→ DATA SEGMENT
==========

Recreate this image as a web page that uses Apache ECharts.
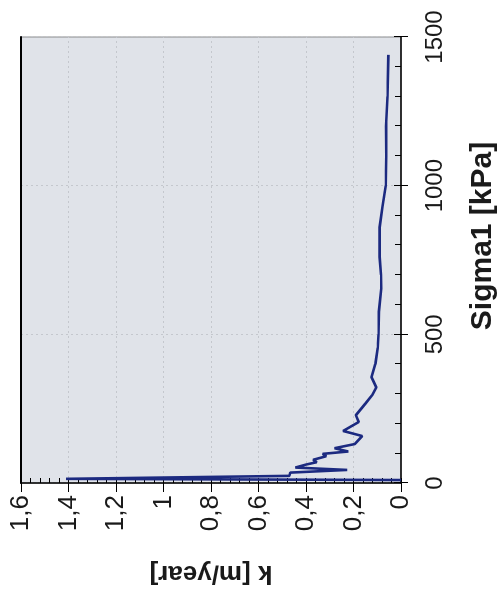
<!DOCTYPE html>
<html><head><meta charset="utf-8">
<script src="https://cdn.jsdelivr.net/npm/echarts@6/dist/echarts.min.js"></script>
<style>
html,body{margin:0;padding:0;background:#fff;overflow:hidden;width:503px;height:594px}
#c{position:absolute;left:0;top:0;width:594px;height:503px;transform-origin:0 0;transform:translateY(594px) rotate(-90deg);}
</style></head><body><div id="c"></div>
<script>
const sigma = [10, 14, 24, 35, 44, 52, 62, 70, 78, 90, 98, 106, 117, 131, 158, 175, 205, 228, 267, 295, 322, 356, 400, 455, 500, 576, 654, 700, 760, 860, 930, 1000, 1100, 1200, 1300, 1440];
const kVals = [0.0, 1.41, 0.47, 0.466, 0.227, 0.445, 0.40, 0.355, 0.37, 0.315, 0.33, 0.222, 0.28, 0.195, 0.163, 0.244, 0.178, 0.19, 0.15, 0.122, 0.104, 0.124, 0.108, 0.098, 0.095, 0.093, 0.083, 0.084, 0.09, 0.09, 0.078, 0.064, 0.062, 0.063, 0.057, 0.053];
const sigmaMin = 0, sigmaMax = 1500, sigmaStep = 500;
const kMin = 0, kMax = 1.6, kStep = 0.2;
const sigmaTitle = 'Sigma1 [kPa]';
const kTitle = 'k [m/year]';

const data = sigma.map((s, i) => [s, kVals[i]]);
const font = 'Liberation Sans, Arial, sans-serif';
const chart = echarts.init(document.getElementById('c'), null, {renderer: 'canvas'});
chart.setOption({
  animation: false,
  backgroundColor: '#ffffff',
  grid: {left: 103, right: 37, top: 21, bottom: 102, show: true, backgroundColor: '#e0e3e9', borderColor: '#8a8a8a', borderWidth: 1},
  xAxis: [
    {type: 'value', min: sigmaMin, max: sigmaMax, interval: sigmaStep, position: 'bottom',
     axisLine: {show: true, lineStyle: {color: '#000', width: 1.5}},
     axisTick: {show: true, length: 7, lineStyle: {color: '#000'}},
     axisLabel: {fontSize: 24, color: '#1a1a1a', margin: 22, fontFamily: font, formatter: v => String(v)},
     splitLine: {show: true, lineStyle: {type: [2, 3], color: '#c4c7cd', width: 1}},
     name: sigmaTitle, nameLocation: 'middle', nameGap: 67,
     nameTextStyle: {fontSize: 30, fontWeight: 'bold', color: '#1a1a1a', fontFamily: font, padding: [0, 0, 0, 48]}},
    {type: 'value', min: sigmaMin, max: sigmaMax, interval: sigmaStep, position: 'bottom',
     axisLine: {show: false}, axisTick: {show: true, inside: true, length: 7, lineStyle: {color: '#000'}},
     minorTick: {show: true, splitNumber: 5, length: 6, lineStyle: {color: '#000'}},
     axisLabel: {show: false}, splitLine: {show: false}},
    {type: 'value', min: sigmaMin, max: sigmaMax, position: 'top',
     axisLine: {show: true, lineStyle: {color: '#000', width: 2}},
     axisTick: {show: false}, axisLabel: {show: false}, splitLine: {show: false}}
  ],
  yAxis: [
    {type: 'value', min: kMin, max: kMax, interval: kStep, position: 'left',
     axisLine: {show: true, lineStyle: {color: '#000', width: 1.5}},
     axisTick: {show: true, length: 9, lineStyle: {color: '#000'}},
     axisLabel: {fontSize: 26, color: '#1a1a1a', margin: 12, fontFamily: font,
                 formatter: v => String(Math.round(v * 10) / 10).replace('.', ',')},
     splitLine: {show: true, lineStyle: {type: [2, 3], color: '#c4c7cd', width: 1}},
     name: kTitle, nameLocation: 'middle', nameGap: 77,
     nameTextStyle: {fontSize: 26, fontWeight: 'bold', color: '#1a1a1a', fontFamily: font}},
    {type: 'value', min: kMin, max: kMax, interval: kStep, position: 'left',
     axisLine: {show: false}, axisTick: {show: true, inside: true, length: 5, lineStyle: {color: '#000'}},
     minorTick: {show: true, splitNumber: 5, length: 5, lineStyle: {color: '#000'}},
     axisLabel: {show: false}, splitLine: {show: false}}
  ],
  series: [{
    type: 'line', xAxisIndex: 0, yAxisIndex: 0, data: data,
    showSymbol: false, symbol: 'none',
    lineStyle: {color: '#1c2a80', width: 2.6}
  }]
});
</script></body></html>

==========

Pictures stay out. Print the data exactly, from its first line through the line containing "const kTitle = 'k [m/year]';".

→ SOLUTION FOR THIS EXERCISE
Recreate this image as a web page that uses Apache ECharts.
<!DOCTYPE html>
<html><head><meta charset="utf-8">
<script src="https://cdn.jsdelivr.net/npm/echarts@6/dist/echarts.min.js"></script>
<style>
html,body{margin:0;padding:0;background:#fff;overflow:hidden;width:503px;height:594px}
#c{position:absolute;left:0;top:0;width:594px;height:503px;transform-origin:0 0;transform:translateY(594px) rotate(-90deg);}
</style></head><body><div id="c"></div>
<script>
const sigma = [10, 14, 24, 35, 44, 52, 62, 70, 78, 90, 98, 106, 117, 131, 158, 175, 205, 228, 267, 295, 322, 356, 400, 455, 500, 576, 654, 700, 760, 860, 930, 1000, 1100, 1200, 1300, 1440];
const kVals = [0.0, 1.41, 0.47, 0.466, 0.227, 0.445, 0.40, 0.355, 0.37, 0.315, 0.33, 0.222, 0.28, 0.195, 0.163, 0.244, 0.178, 0.19, 0.15, 0.122, 0.104, 0.124, 0.108, 0.098, 0.095, 0.093, 0.083, 0.084, 0.09, 0.09, 0.078, 0.064, 0.062, 0.063, 0.057, 0.053];
const sigmaMin = 0, sigmaMax = 1500, sigmaStep = 500;
const kMin = 0, kMax = 1.6, kStep = 0.2;
const sigmaTitle = 'Sigma1 [kPa]';
const kTitle = 'k [m/year]';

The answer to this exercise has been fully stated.